IN THE FEDERAL COURT OF AUSTRALIA

 

NEW SOUTH WALES DISTRICT REGISTRY

NG 8147 OF 1997

 

IN THE MATTER OF:

WALTER HENRY SCUTTS

BANKRUPT

 

 

RODERICK MACKAY SUTHERLAND

THE TRUSTEE OF THE PROPERTY OF WALTER HENRY SCUTTS A BANKRUPT

Applicant

 

 

 

JUDGE:

SACKVILLE J

DATE:

11 MARCH 1999

PLACE:

SYDNEY


REASONS FOR JUDGMENT

 

1                     In this matter, judgment was delivered on 25 February 1999.  In consequence of that judgment, the parties were given an opportunity to comment on the form of directions that ought to be given.  There has been no disagreement between the parties as to the form of the order.  I therefore make an order that the Court direct that, subject to s 109 of the Bankruptcy Act 1966 (Cth) (“Bankruptcy Act”), the Trustee would be justified in distributing the property divisible among the bankrupt's creditors (including the funds in the First and Second Accounts and the platinum held by the Western Australian Perth Mint on behalf of the bankrupt's estate) among creditors of the bankrupt pari passu.

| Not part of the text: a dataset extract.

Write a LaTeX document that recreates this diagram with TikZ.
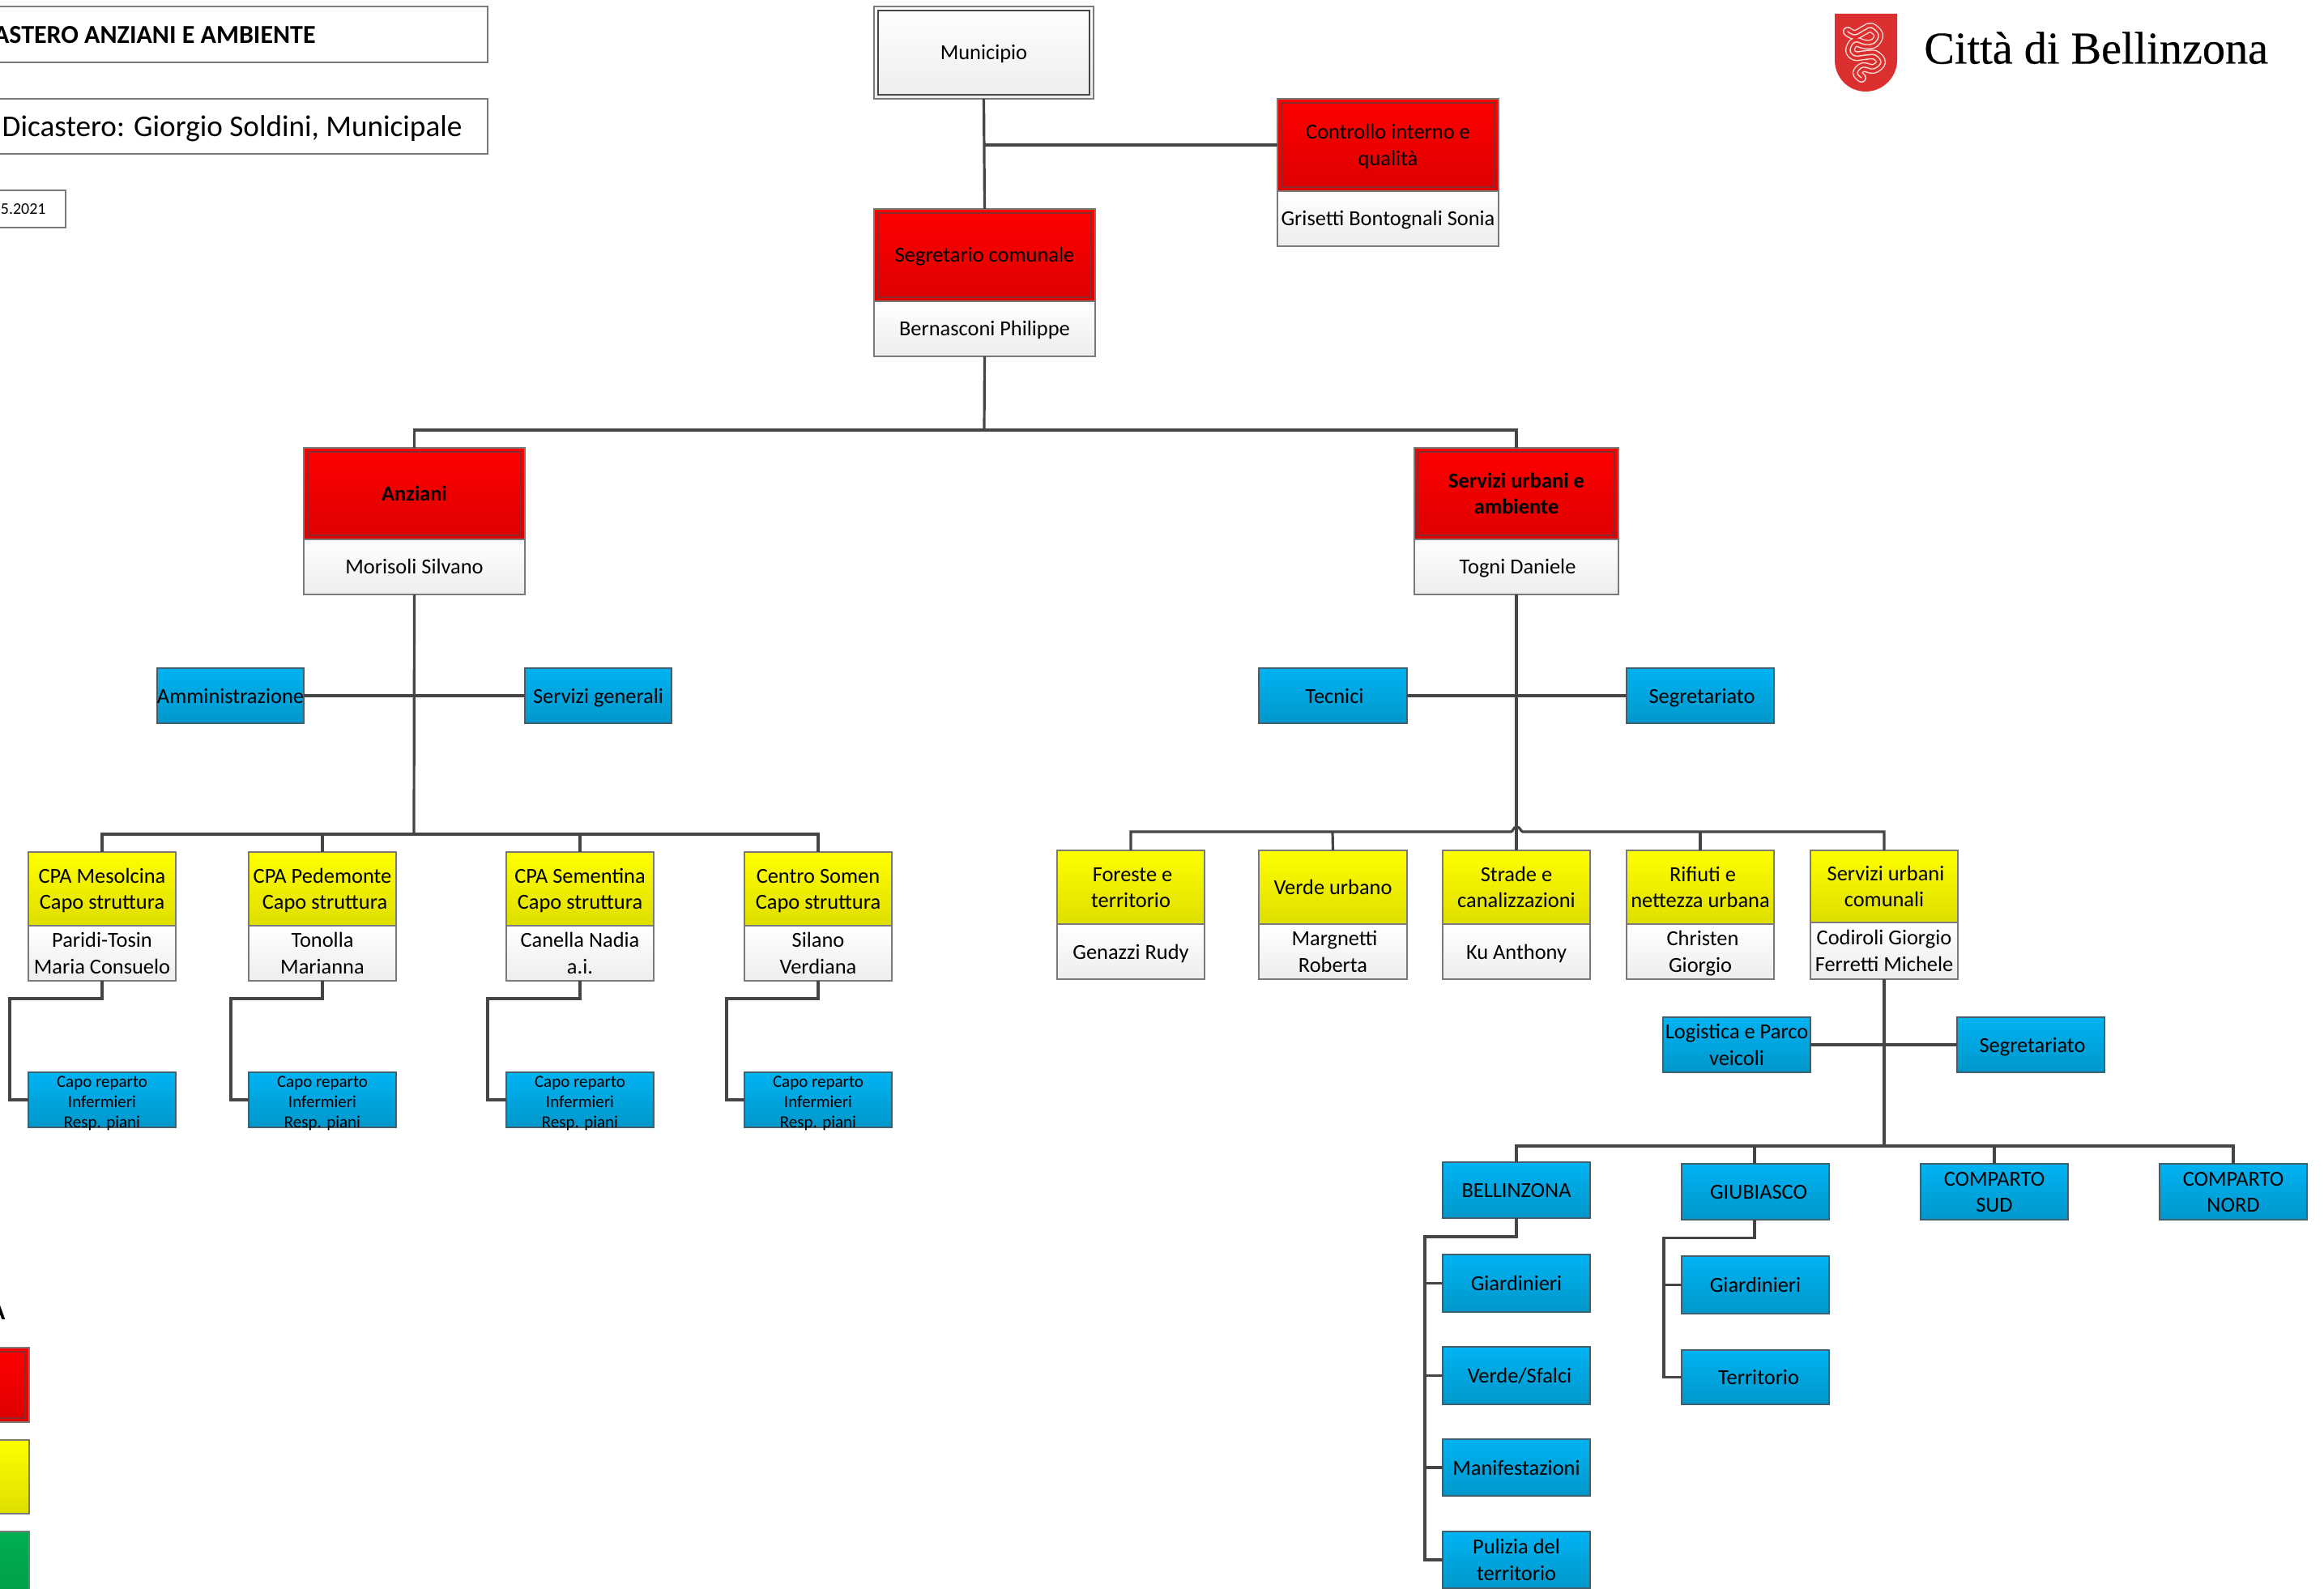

2                     That leaves the question of costs.  Perhaps not surprisingly, there is unanimity among all legal representatives as to the approach to costs.  All say that the costs of the Trustee and represented creditors should be paid out of the estate of the bankrupt, and all say that this ought to be done on a solicitor and client basis.

3                     It has been pointed out that, in at least two cases, the cost of parties represented on the hearing of an application of a similar kind to the present case have been ordered to be paid on a common fund basis or on a solicitor and client basis.  The authorities are Re G B Nathan & Co Pty Limited (in liq) (1991) 24 NSWLR 674, at 689-90, and Australian Securities Commission v Melbourne Asset Management Nominees Pty Ltd (1994) 49 FCR 334, at 366.  Both of these cases arose under section 479(3) of the Corporations Law but, as I pointed out in my judgment of 25 February 1999, that sub-section is analogous to s 134(4) of the Bankruptcy Act.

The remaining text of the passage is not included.